Figure 4. S-nitrosylation of TIR1 recombinant protein

Purified TIR1 protein was incubated with GSNO or GSH for 30 min and subjected to biotin-switch assay. S-nitrosylated TIR1 was detected with an anti-biotin antibody (upper panel). As a negative control GSNO-treated TIR1 was incubated with 20 mM DTT before the biotin-switch. Silver-stained TIR1 is shown as loading control.

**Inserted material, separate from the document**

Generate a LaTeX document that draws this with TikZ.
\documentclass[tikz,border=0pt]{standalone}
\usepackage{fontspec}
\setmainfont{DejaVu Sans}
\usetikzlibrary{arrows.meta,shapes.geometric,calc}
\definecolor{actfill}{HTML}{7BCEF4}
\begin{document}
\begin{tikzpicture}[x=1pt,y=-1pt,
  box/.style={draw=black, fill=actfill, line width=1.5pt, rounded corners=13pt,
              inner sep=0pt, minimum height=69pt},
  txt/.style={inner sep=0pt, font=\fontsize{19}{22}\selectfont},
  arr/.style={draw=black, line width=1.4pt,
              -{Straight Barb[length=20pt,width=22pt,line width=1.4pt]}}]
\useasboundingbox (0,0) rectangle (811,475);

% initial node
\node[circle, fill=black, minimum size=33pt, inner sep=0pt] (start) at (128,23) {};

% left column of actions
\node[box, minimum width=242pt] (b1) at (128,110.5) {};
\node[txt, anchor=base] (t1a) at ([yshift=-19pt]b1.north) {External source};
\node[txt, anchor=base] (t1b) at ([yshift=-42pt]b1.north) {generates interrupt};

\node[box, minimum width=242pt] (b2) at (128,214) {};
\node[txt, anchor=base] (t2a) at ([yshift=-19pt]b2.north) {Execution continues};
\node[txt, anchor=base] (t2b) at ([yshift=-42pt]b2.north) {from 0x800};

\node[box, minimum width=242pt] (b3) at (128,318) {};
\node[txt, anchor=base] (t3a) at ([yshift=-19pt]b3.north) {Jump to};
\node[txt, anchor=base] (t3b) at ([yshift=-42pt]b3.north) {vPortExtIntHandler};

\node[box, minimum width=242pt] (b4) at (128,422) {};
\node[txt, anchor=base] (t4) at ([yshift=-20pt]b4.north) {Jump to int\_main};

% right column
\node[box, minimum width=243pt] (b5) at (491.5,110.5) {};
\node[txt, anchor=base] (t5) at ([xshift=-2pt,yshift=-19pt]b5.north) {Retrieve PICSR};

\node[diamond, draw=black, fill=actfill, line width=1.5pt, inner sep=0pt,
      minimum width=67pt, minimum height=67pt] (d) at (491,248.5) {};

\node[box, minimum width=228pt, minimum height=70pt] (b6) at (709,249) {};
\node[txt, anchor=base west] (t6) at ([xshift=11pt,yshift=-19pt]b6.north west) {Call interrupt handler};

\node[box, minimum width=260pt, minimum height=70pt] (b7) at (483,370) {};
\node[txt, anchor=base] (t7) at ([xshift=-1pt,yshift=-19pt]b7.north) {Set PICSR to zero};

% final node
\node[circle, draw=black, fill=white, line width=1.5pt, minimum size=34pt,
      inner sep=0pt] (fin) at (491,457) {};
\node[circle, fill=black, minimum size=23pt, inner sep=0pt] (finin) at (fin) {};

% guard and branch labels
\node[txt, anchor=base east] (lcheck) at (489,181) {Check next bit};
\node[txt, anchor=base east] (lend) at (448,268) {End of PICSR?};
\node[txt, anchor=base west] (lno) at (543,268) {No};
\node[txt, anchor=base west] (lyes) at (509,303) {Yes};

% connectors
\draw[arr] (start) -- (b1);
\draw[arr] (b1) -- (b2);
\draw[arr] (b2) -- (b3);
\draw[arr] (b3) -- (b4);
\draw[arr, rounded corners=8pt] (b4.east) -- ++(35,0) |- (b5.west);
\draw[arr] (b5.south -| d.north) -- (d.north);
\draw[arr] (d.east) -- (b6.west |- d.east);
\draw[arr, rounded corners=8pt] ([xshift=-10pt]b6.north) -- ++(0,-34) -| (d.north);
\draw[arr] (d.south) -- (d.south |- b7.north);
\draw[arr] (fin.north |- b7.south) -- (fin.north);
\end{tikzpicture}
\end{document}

Figure 5. NO enhances TIR1/AFB2-Aux/IAA interaction

Pull-down reactions were performed using ³⁵S-methionine in vitro synthesized (a) TIR1-Myc or (b) AFB2-Myc and recombinant GST-IAA3 proteins. Reactions were carried out in the presence of the indicated IAA concentrations and the addition of 1mM CysNO or 1 mM cPTIO. TIR1/AFB2 proteins were detected using Phosphoimager. Coomassie blue-stained GST-IAA3 was used as loading control. (c) Yeast two-hybrid assays were carried out with cells co-transformed with the indicated constructs and grown on SD-U-H-T selective media plus the addition of 50 μM IAA or increasing concentrations of SNP and X-Gal to develop β-galactosydase activity.

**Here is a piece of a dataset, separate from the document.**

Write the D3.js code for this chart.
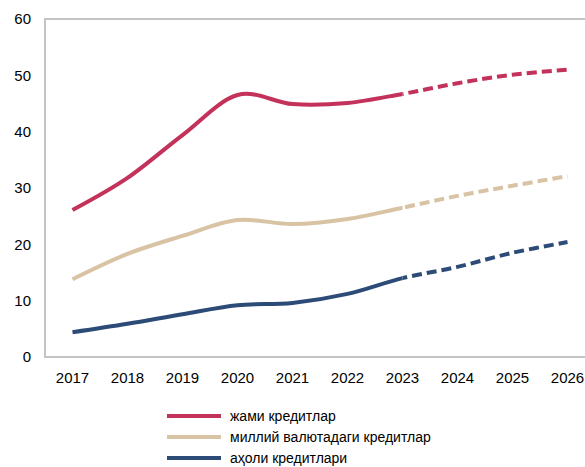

Figure 6. TIR1-Aux/IAA interaction is dependent on C140 and C480 of TIR1

(a) tir1-Myc C140A and tir1-Myc C480A mutated proteins were ³⁵S-methionine in vitro synthesized and used in pull-down reactions along recombinant GST-IAA3 proteins. Reactions were carried out in the presence or absence of 50 μM IAA and TIR1-Myc and mutant proteins were detected using Phosphoimager. Coomassie blue-stained GST-IAA3 was used as loading control. (b) Yeast two-hybrid assays were carried out with cells co-transformed with the indicated constructs and grown on SD-U-H-T selective media plus the addition of 50 μM IAA. (c) Mutations in amino acids surrounding C140 do not affect TIR1-Aux/IAA interaction. TIR1-Myc mutated versions on the S-nitrosylation consensus motif around C140 were used to carry out pull-down reactions. Experiments were performed as (a).

Figure 7

tir1 C140A overexpression does not rescue the tir1-1 auxin resistant phenotype. Four-day-old seedlings grown on ATS media were transferred to media containing 2,4-D. (a) Representative seedlings after 6 days under 2,4-D treatment. (b) Root elongation was measured after 2 days in 2,4-D treatment. (c) Lateral root formation was measured after 4 days in 2,4-D treatment. Values represent the mean of at least three independent experiments ± SE.